I took the ultimate compliment when a mutual colleague of ours made a comment to me last week that he was surprised at how stylish my friend was on casual days, and that he really liked his jeans. (yes I got him to finally wear the tight Buffalo ones...hee hee)

WHOO HOO! People have been noticing! I glowed like a proud teacher... ahh..

Shopping for someone else, and giving them your undivided attention, can take a toll on you after awhile. I realized that I need to CHARGE for this!

My friend & I came up with $50 per hour and $80 for 2 hours.
I have no idea if anyone would actually take me up on this... but I figure, why not? I've had multiple people ask me to go shopping with them, to help pick out clothes. It's kinda fun, like dressing up your dolls when you're a kid... but it's also time consuming, which is something I don't have plenty of. So I'm going to run some ads on craigs list and see if there are any biters?
Gosh, if I were paid to do this... I would LOVE it, and I'm sure the person I'd be dressing would as well!

Wednesday, October 29, 2008

New day again.. been awhile?

I'm convincing myself to be super positive. Ever since I left my "safety net" or back-up plan called banking over a year ago... (which some of you can go back to that original post last year...)

I have had such a positive and scary experience all at once. It feels sort of like the end of the begining, if that makes any sense at all?

A quick background on me....(for those who don't want to have to go back through the archive).

I put myself through college working in banking.. always considered that my back up, but had much loftier goals than that. Most of it was about having an impact on a lot of people.. through a campaign that I believed in, or some miracle company I was going to dream up. Who knows. I had no idea. I did get on the right track and landed an AMAZING internship.. and later job in the House of Commons, Parliament UK. This was after the war had started, though, and our American dollar was really suffering in London. On a starving post grad student's salary.. and sometimes NO salary, I could no longer afford my blissful lifestyle in London : (A pretty good job offer landed in my lap back in Portland.. and that's where the real fun/chaoticness started.

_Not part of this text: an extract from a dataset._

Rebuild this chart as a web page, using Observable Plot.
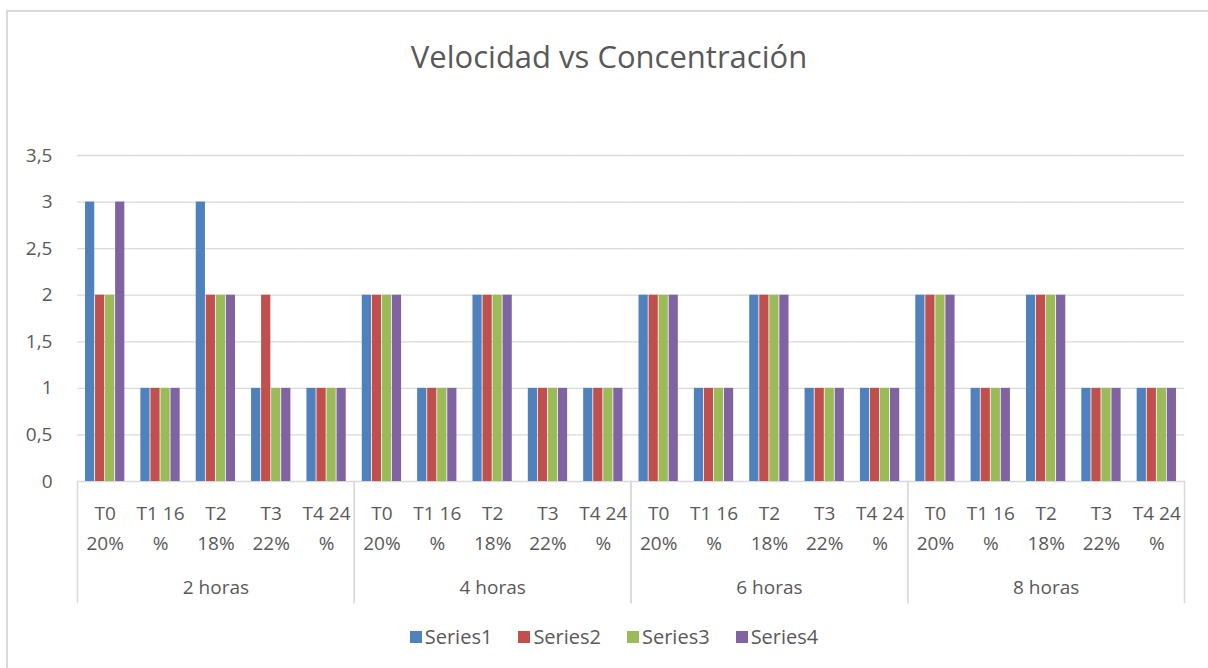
<!DOCTYPE html>
<html><head><meta charset="utf-8">
<script src="https://cdn.jsdelivr.net/npm/d3@7"></script>
<script src="https://cdn.jsdelivr.net/npm/@observablehq/plot@0.6"></script>
<style>
body{margin:0;background:#fff;font-family:"Open Sans",sans-serif;}
#wrap{position:relative;width:1208px;height:668px;overflow:hidden;}
#border{position:absolute;left:6px;top:10px;width:1220px;height:700px;border-left:2px solid #d9d9d9;border-top:2px solid #d9d9d9;}
#title{position:absolute;left:0;width:1218px;top:35px;text-align:center;font-size:31px;line-height:42px;color:#595959;}
#main{position:absolute;left:0;top:0;}
#axis{position:absolute;left:0;top:481px;}
#legend{position:absolute;left:0;width:1228px;top:623px;display:flex;justify-content:center;gap:26px;font-size:20px;line-height:28px;color:#595959;}
#legend .item{display:flex;align-items:center;gap:3px;}
#legend .sw{width:12px;height:12px;display:inline-block;}
</style></head>
<body>
<div id="wrap">
  <div id="border"></div>
  <div id="title">Velocidad vs Concentración</div>
  <div id="main"></div>
  <div id="axis"></div>
  <div id="legend"></div>
</div>
<script>
const groups = ["2 horas", "4 horas", "6 horas", "8 horas"];
const treatments = ["T0\n20%", "T1 16\n%", "T2\n18%", "T3\n22%", "T4 24\n%"];
const seriesNames = ["Series1", "Series2", "Series3", "Series4"];
const series1 = [3,1,3,1,1, 2,1,2,1,1, 2,1,2,1,1, 2,1,2,1,1];
const series2 = [2,1,2,2,1, 2,1,2,1,1, 2,1,2,1,1, 2,1,2,1,1];
const series3 = [2,1,2,1,1, 2,1,2,1,1, 2,1,2,1,1, 2,1,2,1,1];
const series4 = [3,1,2,1,1, 2,1,2,1,1, 2,1,2,1,1, 2,1,2,1,1];
const yTicks = [0, 0.5, 1, 1.5, 2, 2.5, 3, 3.5];
const colors = ["#4f81bd", "#c0504d", "#9bbb59", "#8064a2"];

const seriesValues = [series1, series2, series3, series4];
const cats = [];
groups.forEach(g => treatments.forEach(t => cats.push({group: g, tr: t, key: g + "|" + t})));
const keys = cats.map(c => c.key);
const rows = [];
cats.forEach((c, i) => seriesNames.forEach((s, si) => rows.push({key: c.key, series: s, value: seriesValues[si][i]})));

const fmt = d => String(d).replace(".", ",");
const txt = "#595959", gridC = "#d9d9d9";

const main = Plot.plot({
  width: 1208, height: 490,
  marginLeft: 77, marginRight: 24, marginTop: 155, marginBottom: 9,
  style: {fontFamily: "Open Sans", fontSize: "19px", color: txt, background: "transparent", overflow: "visible"},
  fx: {domain: keys, padding: 0, round: false, axis: null},
  x: {domain: seriesNames, paddingInner: 0.08, paddingOuter: 0.8, round: false, axis: null},
  y: {domain: [0, 3.5], axis: null},
  color: {domain: seriesNames, range: colors},
  marks: [
    Plot.gridY(yTicks, {stroke: gridC, strokeOpacity: 1, strokeWidth: 1.3}),
    Plot.axisY(yTicks, {tickSize: 0, tickPadding: 25, tickFormat: fmt, fill: txt, fontSize: 19, label: null}),
    Plot.barY(rows, {fx: "key", x: "series", y: "value", fill: "series"})
  ]
});
document.getElementById("main").append(main);

const axis = Plot.plot({
  width: 1208, height: 121,
  marginLeft: 77, marginRight: 24, marginTop: 0, marginBottom: 0,
  style: {fontFamily: "Open Sans", fontSize: "19px", color: txt, background: "transparent", overflow: "visible"},
  fx: {domain: groups, padding: 0, round: false, axis: null},
  x: {type: "band", domain: treatments, padding: 0, round: false, axis: null},
  marks: [
    Plot.frame({anchor: "left", stroke: gridC, strokeWidth: 1.5}),
    Plot.frame({anchor: "right", stroke: gridC, strokeWidth: 1.5}),
    Plot.text(cats, {fx: "group", x: "tr", text: "tr", frameAnchor: "top", lineAnchor: "middle", dy: 44, lineHeight: 1.58, fill: txt, fontSize: 19}),
    Plot.text(groups, {fx: d => d, text: d => d, frameAnchor: "top", lineAnchor: "middle", dy: 106, fill: txt, fontSize: 19})
  ]
});
document.getElementById("axis").append(axis);

const leg = document.getElementById("legend");
seriesNames.forEach((s, i) => {
  const it = document.createElement("span"); it.className = "item";
  const sw = document.createElement("span"); sw.className = "sw"; sw.style.background = colors[i];
  const lb = document.createElement("span"); lb.textContent = s;
  it.append(sw, lb); leg.append(it);
});
</script>
</body></html>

After a whirlwind romance with a charming hawaiian looking surfer boy, ended up with me crying the day of my Buddhist/Cambodian wedding, whilist 4 months pregnant, I thought to myself.. THIS IS NOT WHERE I was headed a year ago!!! What happened to me?!

Ahh, but I made a valiant effort, even tied myself down to a mortgage... only to realize after a "hi-five" to my surfing "buddhist hubbie" (although we never made it legal) that we were done playing house... financially it was crushing to separate, but for the emotional and mental well being of the 3 of us we knew it was the wisest decision. 2 years later, we are great friends, that co-parent as a team with common goals, a HAPPY, loving, disciplined and beautiful little 4 year old. I look at her in awe everyday over her resiliance, capabilities, innocence and beauty of a half asian/irish wee one.

So here I am today... Going back for my Master's of Urban Planning, with an emphasis in either energy or real estate development. I am amidst trying to launch another company with brilliant partners (doctor, NIKE/Intel software developers, and a advisor who worked on the Russian Missile crisis negotiations during the Regan administration, and has founded or advised other companies listed on NYSE).I am nothing but excited over the experience... My master's will relate to my new company's endeavors- but ofcourse will serve as a back up plan once again, in case I need to actually get a day job again.

Until then... I am working like everyone else on here, for multiple sources of income and looking past just Financial Stability (which MUST occur sooner than later!) in order for my "cup runeth over" I feel like I can be the best advocate, leader, listener, motivater, friend, business partner, family member, mother when I have more than enough to share with and inspire others...

Feel free to contact me with any tips or your own experience! I am really looking forward to my new path... one that I've been eyeing and dancing around for awhile, attempting to walk down.. but jumping off here and there, out of fear. This time I'm staying and I'm sure it'll be worth it.